** Start GIVEN DATA **

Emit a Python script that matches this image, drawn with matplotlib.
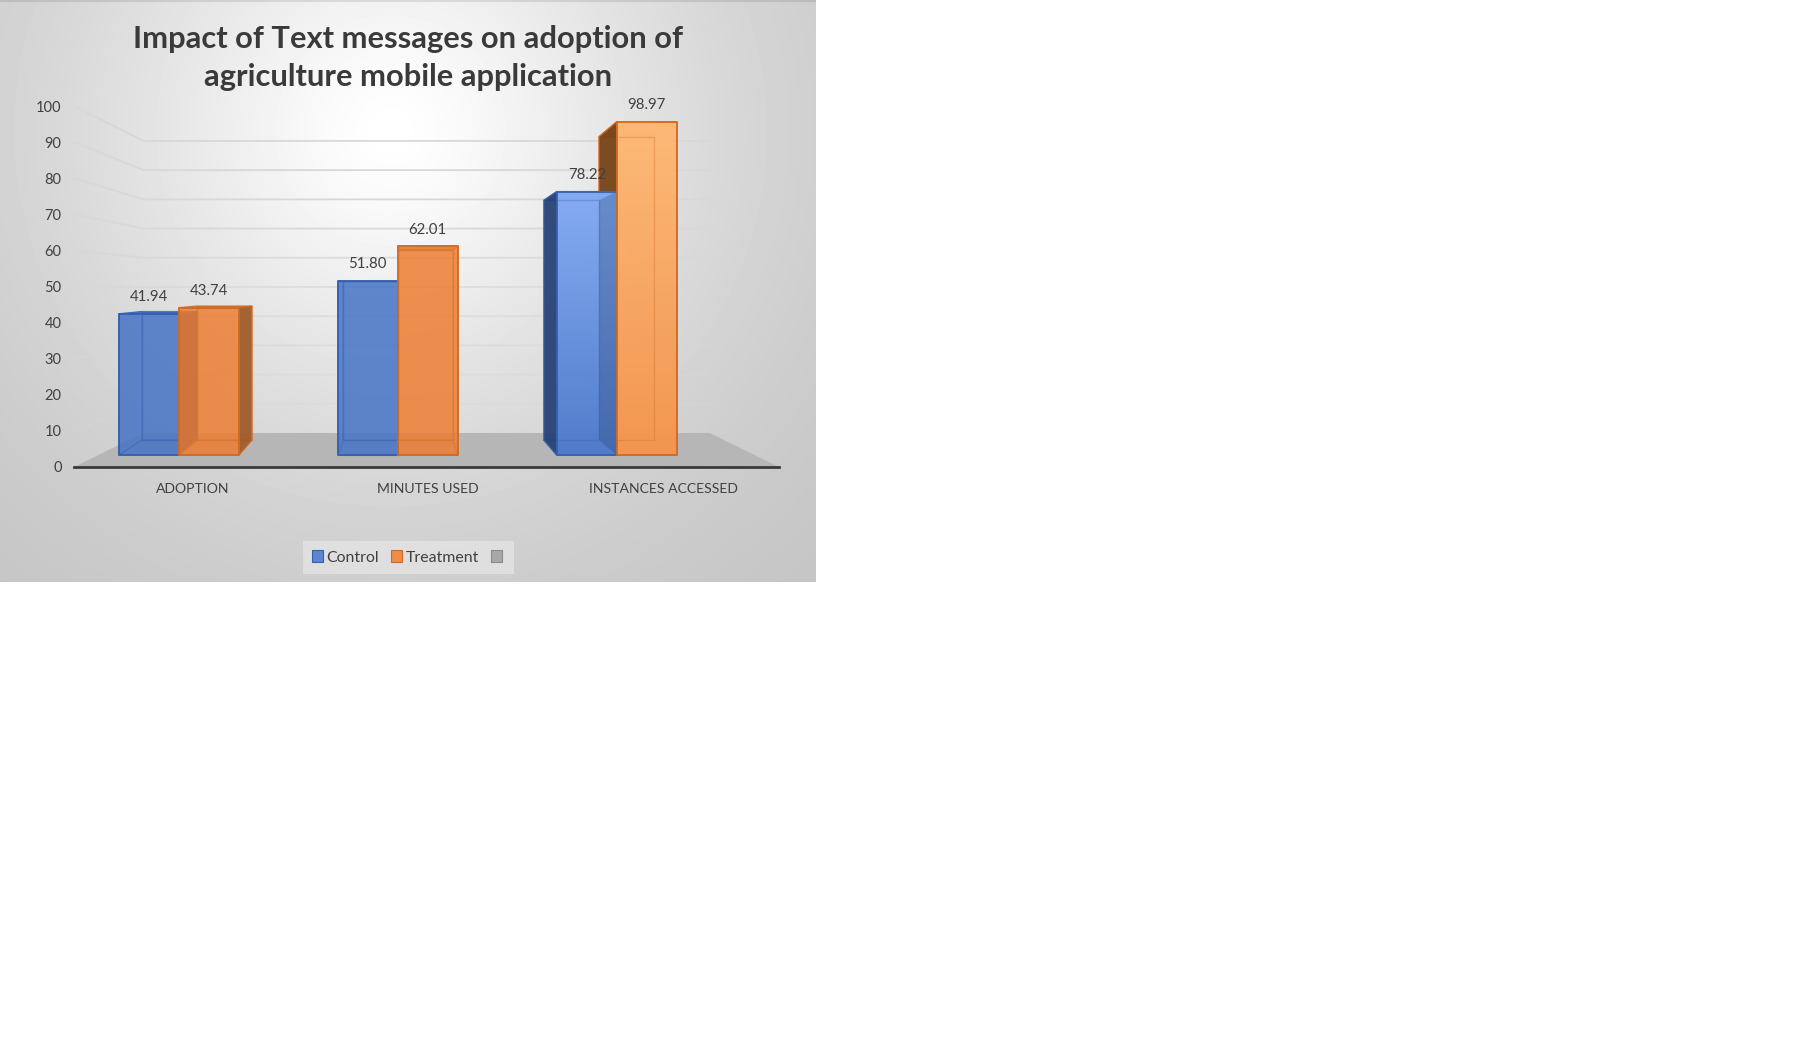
import numpy as np
import matplotlib
matplotlib.use("Agg")
import matplotlib.pyplot as plt
from matplotlib.patches import Polygon, Patch
from matplotlib.transforms import ScaledTranslation

# ---- data ----
categories = ["ADOPTION", "MINUTES USED", "INSTANCES ACCESSED"]
control = [41.94, 51.80, 78.22]
treatment = [43.74, 62.01, 98.97]
y_ticks = [0, 10, 20, 30, 40, 50, 60, 70, 80, 90, 100]
title = "Impact of Text messages on adoption of\nagriculture mobile application"
legend_labels = ["Control", "Treatment", ""]

# ---- style ----
W, H = 1796, 1058
plt.rcParams["font.family"] = ["Lato", "DejaVu Sans"]
TXT = "#404040"
BLUE, BLUE_E, BLUE_D = "#4472C4", "#3560AE", "#263F6E"
ORANGE, ORANGE_E = "#ED7D31", "#CF6A22"
ORANGE_SIDES = ["#9A5A2A", "#9A5A2A", "#6E3F16"]
GRID = "#d8d8d8"
FLOOR = "#b6b6b6"

fig = plt.figure(figsize=(W / 100, H / 100), dpi=100, facecolor="white")


def px_axes(x0, y0, x1, y1, **kw):
    return fig.add_axes([x0 / W, 1 - y1 / H, (x1 - x0) / W, (y1 - y0) / H], **kw)


# panel background: radial gradient with a darker top rim
PANEL_W, PANEL_H = 816, 582
bg = px_axes(0, 0, PANEL_W, PANEL_H, zorder=0)
yy, xx = np.mgrid[0:PANEL_H, 0:PANEL_W]
r = np.hypot(xx - 390, yy - 130)
shade = 0.75 + 0.25 * np.exp(-(r / 350) ** 1.5)
shade[:2] *= 0.9
bg.imshow(shade, cmap="gray", vmin=0, vmax=1, aspect="auto",
          extent=(0, PANEL_W, PANEL_H, 0), interpolation="bilinear")
bg.axis("off")

# plot axes: value axis 0..100 and three category slots
ax = px_axes(74, 106, 779, 467, zorder=1)
ax.patch.set_alpha(0)
ax.set_xlim(-0.5, 2.5)
ax.set_ylim(0, 100)

# simple projection of the 3-D box onto the axes
FLOOR_RISE = 9.42     # value units the floor climbs from front to back
SHRINK_Y = 0.191
X_FACTOR0, X_FACTOR1 = 0.9925, 0.173
BAR_CENTRE = 0.878
D_FRONT, D_BACK = 0.35, 0.79
BAR_W = 0.274


def py(v, d):
    return FLOOR_RISE * d + v * (1 - SHRINK_Y * d)


def floor_x(q, d):
    return 1 + q * (1 - 0.197 * d)


def bar_x(c, off, d):
    return BAR_CENTRE + (c - 1 + off) * (X_FACTOR0 - X_FACTOR1 * d)


z = [2]


def face(pts, fc="none", ec="none", alpha=None, lw=1.2):
    z[0] += 1
    p = Polygon(pts, closed=True, facecolor=fc, edgecolor=ec, linewidth=lw,
                alpha=alpha, zorder=z[0], clip_on=False, joinstyle="round")
    ax.add_patch(p)
    return p


def corners(c, lo, hi, v, d):
    return [(bar_x(c, lo, d), py(0, d)), (bar_x(c, hi, d), py(0, d)),
            (bar_x(c, hi, d), py(v, d)), (bar_x(c, lo, d), py(v, d))]


def side(c, off, v):
    return [(bar_x(c, off, D_FRONT), py(0, D_FRONT)), (bar_x(c, off, D_BACK), py(0, D_BACK)),
            (bar_x(c, off, D_BACK), py(v, D_BACK)), (bar_x(c, off, D_FRONT), py(v, D_FRONT))]


def is_outward(c, off, sgn):
    return (bar_x(c, off, D_BACK) - bar_x(c, off, D_FRONT)) * sgn > 0


def box_back(c, lo, hi, v, col, edge, dark):
    face(corners(c, lo, hi, v, D_BACK), fc=col, alpha=0.6)
    face(corners(c, lo, hi, v, D_BACK), ec=edge, alpha=0.4, lw=1.0)
    face([(bar_x(c, lo, D_FRONT), py(0, D_FRONT)), (bar_x(c, hi, D_FRONT), py(0, D_FRONT)),
          (bar_x(c, hi, D_BACK), py(0, D_BACK)), (bar_x(c, lo, D_BACK), py(0, D_BACK))],
         fc=col, ec=edge, alpha=0.6, lw=0.8)
    face([(bar_x(c, lo, D_FRONT), py(v, D_FRONT)), (bar_x(c, hi, D_FRONT), py(v, D_FRONT)),
          (bar_x(c, hi, D_BACK), py(v, D_BACK)), (bar_x(c, lo, D_BACK), py(v, D_BACK))],
         fc=edge, ec=edge, alpha=0.7, lw=1.0)
    for off, sgn in ((lo, -1), (hi, 1)):
        if is_outward(c, off, sgn):
            face(side(c, off, v), fc=dark, ec=edge, alpha=0.88, lw=1.0)
        else:
            face(side(c, off, v), fc=col, ec=edge, alpha=0.6, lw=0.6)


def box_front(c, lo, hi, v, col, edge, gradient=None, inner=0.0, dark=None):
    pts = corners(c, lo, hi, v, D_FRONT)
    if gradient is None:
        face(pts, fc=col, alpha=0.6)
    else:
        z[0] += 1
        top, bottom = (np.array(matplotlib.colors.to_rgb(g)) for g in gradient)
        t = np.linspace(0, 1, 128)[:, None, None]
        img = top[None, None, :] * (1 - t) + bottom[None, None, :] * t
        im = ax.imshow(img, aspect="auto", zorder=z[0], alpha=0.95,
                       extent=(pts[0][0], pts[1][0], py(0, D_FRONT), py(v, D_FRONT)),
                       interpolation="bilinear")
        im.set_clip_on(False)
        ax.set_xlim(-0.5, 2.5)
        ax.set_ylim(0, 100)
        for off, sgn in ((lo, -1), (hi, 1)):
            if inner > 0 and not is_outward(c, off, sgn):
                face(side(c, off, v), fc=dark, alpha=inner)
    # rear outline only shows through the front face itself
    clip = Polygon(pts, closed=True, transform=ax.transData)
    rear = face(corners(c, lo, hi, v, D_BACK), ec=edge, alpha=0.3, lw=1.0)
    rear.set_clip_path(clip)
    rear.set_clip_on(True)
    face(pts, ec=edge, lw=1.3)


# floor
q0, q1 = -1.5, 1.5
ax.add_patch(Polygon([(floor_x(q0, 0), 0), (floor_x(q1, 0), 0),
                      (floor_x(q1, 1), py(0, 1)), (floor_x(q0, 1), py(0, 1))],
                     closed=True, facecolor=FLOOR, edgecolor="none", zorder=1.5, clip_on=False))
# gridlines on side and back wall
for t in y_ticks[1:]:
    ax.plot([floor_x(q0, 0), floor_x(q0, 1), floor_x(q1, 1)],
            [py(t, 0), py(t, 1), py(t, 1)], color=GRID, lw=1.3,
            zorder=1.2, clip_on=False, alpha=min(1, 0.25 + t / 100))

# bars
gradients = [(None, None), (None, None), (("#86AEF4", "#4F7BCB"), ("#FFBB78", "#F39650"))]
for c, (vb, vo) in enumerate(zip(control, treatment)):
    if c == 0:
        box_back(c, -BAR_W, 0, vb, BLUE, BLUE_E, BLUE_D)
        box_front(c, -BAR_W, 0, vb, BLUE, BLUE_E)
        box_back(c, 0, BAR_W, vo, ORANGE, ORANGE_E, ORANGE_SIDES[c])
        box_front(c, 0, BAR_W, vo, ORANGE, ORANGE_E)
    else:
        box_back(c, 0, BAR_W, vo, ORANGE, ORANGE_E, ORANGE_SIDES[c])
        box_back(c, -BAR_W, 0, vb, BLUE, BLUE_E, BLUE_D)
        box_front(c, -BAR_W, 0, vb, BLUE, BLUE_E, gradients[c][0], 0.28, BLUE_D)
        box_front(c, 0, BAR_W, vo, ORANGE, ORANGE_E, gradients[c][1], 0.0, ORANGE_SIDES[c])
    for off, v in ((-BAR_W / 2, vb), (BAR_W / 2, vo)):
        ax.annotate(f"{v:.2f}", (bar_x(c, off, D_FRONT), py(v, D_FRONT)),
                    xytext=(0, 9.5), textcoords="offset pixels", ha="center", va="bottom",
                    fontsize=10.8, color=TXT, zorder=200, annotation_clip=False)

# axes dressing
for s in ("top", "left", "right"):
    ax.spines[s].set_visible(False)
ax.spines["bottom"].set_color("#3a3a3a")
ax.spines["bottom"].set_linewidth(2.0)
ax.spines["bottom"].set_zorder(150)
ax.set_yticks(y_ticks)
ax.set_xticks(range(len(categories)), categories)
ax.tick_params(axis="both", length=0, colors=TXT)
ax.tick_params(axis="y", pad=9, labelsize=10.5)
ax.tick_params(axis="x", pad=11.8, labelsize=10.1)
shift = ScaledTranslation(1.5 / 100, 0, fig.dpi_scale_trans)
for lbl in ax.get_xticklabels():
    lbl.set_transform(lbl.get_transform() + shift)

fig.text(408 / W, 1 - 58 / H, title, ha="center", va="center", fontsize=22.2, fontweight="bold",
         color="#3a3a3a", linespacing=1.47, zorder=5)

handles = [Patch(facecolor="#5B85CF", edgecolor=BLUE_E, lw=0.8),
           Patch(facecolor="#EF8C4A", edgecolor=ORANGE_E, lw=0.8),
           Patch(facecolor="#a8a8a8", edgecolor="#8a8a8a", lw=0.8)]
leg = fig.legend(handles, legend_labels, ncol=3, loc="center",
                 bbox_to_anchor=(408.5 / W, 1 - 557.5 / H), fontsize=11.4,
                 handlelength=0.7, handleheight=0.7, handletextpad=0.2,
                 columnspacing=0.75, frameon=True, fancybox=False,
                 facecolor="#e4e4e4", edgecolor="none", framealpha=0.8,
                 labelcolor=TXT, borderpad=0.6)
leg.set_zorder(6)

fig.savefig("out.png", dpi=100, facecolor="white")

** End GIVEN DATA **

WHAT YOU ARE ASKED TO DO →
Write out an exact copy of the listing, first line through the line containing "fig = plt.figure(figsize=(W", with the pictures left out.

ANSWER →
Emit a Python script that matches this image, drawn with matplotlib.
import numpy as np
import matplotlib
matplotlib.use("Agg")
import matplotlib.pyplot as plt
from matplotlib.patches import Polygon, Patch
from matplotlib.transforms import ScaledTranslation

# ---- data ----
categories = ["ADOPTION", "MINUTES USED", "INSTANCES ACCESSED"]
control = [41.94, 51.80, 78.22]
treatment = [43.74, 62.01, 98.97]
y_ticks = [0, 10, 20, 30, 40, 50, 60, 70, 80, 90, 100]
title = "Impact of Text messages on adoption of\nagriculture mobile application"
legend_labels = ["Control", "Treatment", ""]

# ---- style ----
W, H = 1796, 1058
plt.rcParams["font.family"] = ["Lato", "DejaVu Sans"]
TXT = "#404040"
BLUE, BLUE_E, BLUE_D = "#4472C4", "#3560AE", "#263F6E"
ORANGE, ORANGE_E = "#ED7D31", "#CF6A22"
ORANGE_SIDES = ["#9A5A2A", "#9A5A2A", "#6E3F16"]
GRID = "#d8d8d8"
FLOOR = "#b6b6b6"

fig = plt.figure(figsize=(W / 100, H / 100), dpi=100, facecolor="white")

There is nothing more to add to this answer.